§ TASK REQUIREMENTS:
From the top of the entries, reproduce each line exactly, stopping after the line that contains "import pandas as pd". Omit pictures.

§ SUPPLIED RECORDS:
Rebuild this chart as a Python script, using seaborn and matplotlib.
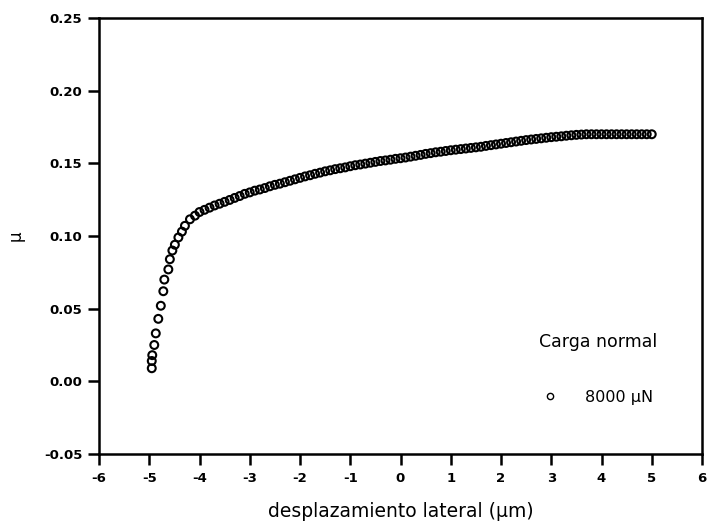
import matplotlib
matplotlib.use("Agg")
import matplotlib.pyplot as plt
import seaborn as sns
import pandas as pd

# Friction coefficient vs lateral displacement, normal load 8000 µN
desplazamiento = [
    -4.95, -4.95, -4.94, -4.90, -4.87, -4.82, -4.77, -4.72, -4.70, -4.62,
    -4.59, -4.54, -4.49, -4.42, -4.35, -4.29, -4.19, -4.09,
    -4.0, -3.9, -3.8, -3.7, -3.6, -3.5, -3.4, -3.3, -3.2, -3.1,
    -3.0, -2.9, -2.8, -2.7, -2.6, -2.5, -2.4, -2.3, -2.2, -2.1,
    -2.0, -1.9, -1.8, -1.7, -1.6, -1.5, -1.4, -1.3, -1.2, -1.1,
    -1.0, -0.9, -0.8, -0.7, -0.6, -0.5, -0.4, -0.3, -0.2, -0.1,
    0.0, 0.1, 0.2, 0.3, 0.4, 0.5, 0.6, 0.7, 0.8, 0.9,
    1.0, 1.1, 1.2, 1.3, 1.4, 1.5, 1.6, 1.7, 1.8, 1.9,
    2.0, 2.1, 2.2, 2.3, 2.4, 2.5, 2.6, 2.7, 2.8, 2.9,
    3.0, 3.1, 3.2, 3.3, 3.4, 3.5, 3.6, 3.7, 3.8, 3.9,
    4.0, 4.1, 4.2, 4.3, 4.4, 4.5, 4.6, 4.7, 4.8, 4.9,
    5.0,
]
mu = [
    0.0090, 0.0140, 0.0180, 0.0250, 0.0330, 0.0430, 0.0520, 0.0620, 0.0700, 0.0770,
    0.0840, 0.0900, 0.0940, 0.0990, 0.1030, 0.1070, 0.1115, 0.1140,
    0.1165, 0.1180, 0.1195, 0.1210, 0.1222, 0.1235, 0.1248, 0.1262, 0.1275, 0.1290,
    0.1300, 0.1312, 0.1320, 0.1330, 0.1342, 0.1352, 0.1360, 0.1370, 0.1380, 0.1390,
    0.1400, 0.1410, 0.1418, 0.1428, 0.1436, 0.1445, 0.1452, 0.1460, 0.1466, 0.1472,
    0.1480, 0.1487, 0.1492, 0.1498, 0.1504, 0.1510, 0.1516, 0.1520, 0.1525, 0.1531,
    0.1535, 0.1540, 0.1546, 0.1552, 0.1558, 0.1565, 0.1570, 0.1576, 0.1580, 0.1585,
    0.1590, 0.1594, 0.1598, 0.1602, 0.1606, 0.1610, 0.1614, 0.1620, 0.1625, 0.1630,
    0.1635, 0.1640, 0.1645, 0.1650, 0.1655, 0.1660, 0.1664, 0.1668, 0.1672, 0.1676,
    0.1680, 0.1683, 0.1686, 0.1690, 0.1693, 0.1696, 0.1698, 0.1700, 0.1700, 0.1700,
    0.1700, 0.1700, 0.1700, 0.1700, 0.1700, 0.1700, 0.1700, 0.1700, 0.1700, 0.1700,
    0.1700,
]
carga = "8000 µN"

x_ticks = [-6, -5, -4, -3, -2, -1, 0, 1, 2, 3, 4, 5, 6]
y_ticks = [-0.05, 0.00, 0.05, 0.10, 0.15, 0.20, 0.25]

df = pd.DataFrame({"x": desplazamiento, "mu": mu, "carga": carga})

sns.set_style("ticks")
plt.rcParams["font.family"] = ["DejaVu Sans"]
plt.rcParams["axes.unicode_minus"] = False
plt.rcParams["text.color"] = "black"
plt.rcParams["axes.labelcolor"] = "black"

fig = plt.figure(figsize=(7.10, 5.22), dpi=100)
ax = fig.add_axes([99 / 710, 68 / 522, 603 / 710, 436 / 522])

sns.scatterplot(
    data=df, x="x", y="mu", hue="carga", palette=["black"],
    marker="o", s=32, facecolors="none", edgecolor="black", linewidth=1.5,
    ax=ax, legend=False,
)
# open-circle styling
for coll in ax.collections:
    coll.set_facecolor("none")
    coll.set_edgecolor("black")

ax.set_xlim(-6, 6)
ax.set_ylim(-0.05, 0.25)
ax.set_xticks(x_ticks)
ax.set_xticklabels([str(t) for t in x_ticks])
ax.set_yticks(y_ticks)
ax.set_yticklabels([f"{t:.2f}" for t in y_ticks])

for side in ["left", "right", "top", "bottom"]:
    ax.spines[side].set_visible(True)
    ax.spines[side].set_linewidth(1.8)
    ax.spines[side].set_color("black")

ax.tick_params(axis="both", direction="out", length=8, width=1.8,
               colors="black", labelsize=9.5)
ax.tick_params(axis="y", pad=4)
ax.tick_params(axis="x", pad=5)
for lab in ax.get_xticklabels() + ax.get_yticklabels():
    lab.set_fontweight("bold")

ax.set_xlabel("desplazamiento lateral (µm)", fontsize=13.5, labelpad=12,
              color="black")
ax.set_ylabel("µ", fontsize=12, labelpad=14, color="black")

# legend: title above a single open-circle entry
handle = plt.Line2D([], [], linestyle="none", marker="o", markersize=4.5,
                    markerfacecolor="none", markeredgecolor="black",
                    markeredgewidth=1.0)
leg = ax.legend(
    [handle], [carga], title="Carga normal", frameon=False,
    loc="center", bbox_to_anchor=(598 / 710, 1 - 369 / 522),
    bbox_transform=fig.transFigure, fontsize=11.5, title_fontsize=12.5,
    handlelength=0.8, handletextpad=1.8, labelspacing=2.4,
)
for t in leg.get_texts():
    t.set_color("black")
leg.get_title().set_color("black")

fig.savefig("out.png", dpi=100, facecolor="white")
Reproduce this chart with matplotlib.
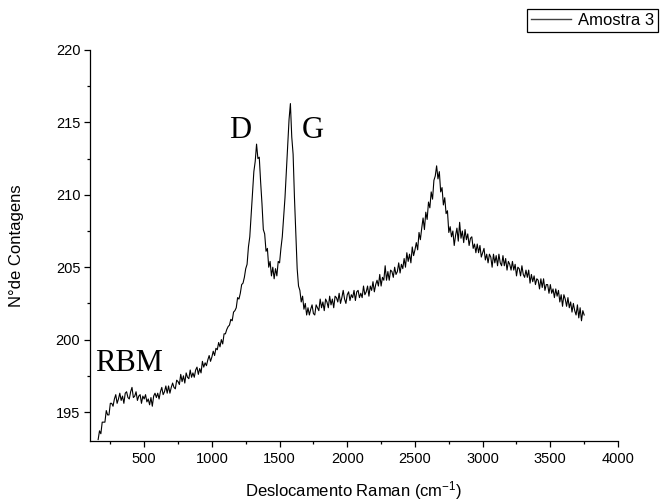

§ FINAL ANSWER:
Rebuild this chart as a Python script, using seaborn and matplotlib.
import matplotlib
matplotlib.use("Agg")
import matplotlib.pyplot as plt
import seaborn as sns
import pandas as pd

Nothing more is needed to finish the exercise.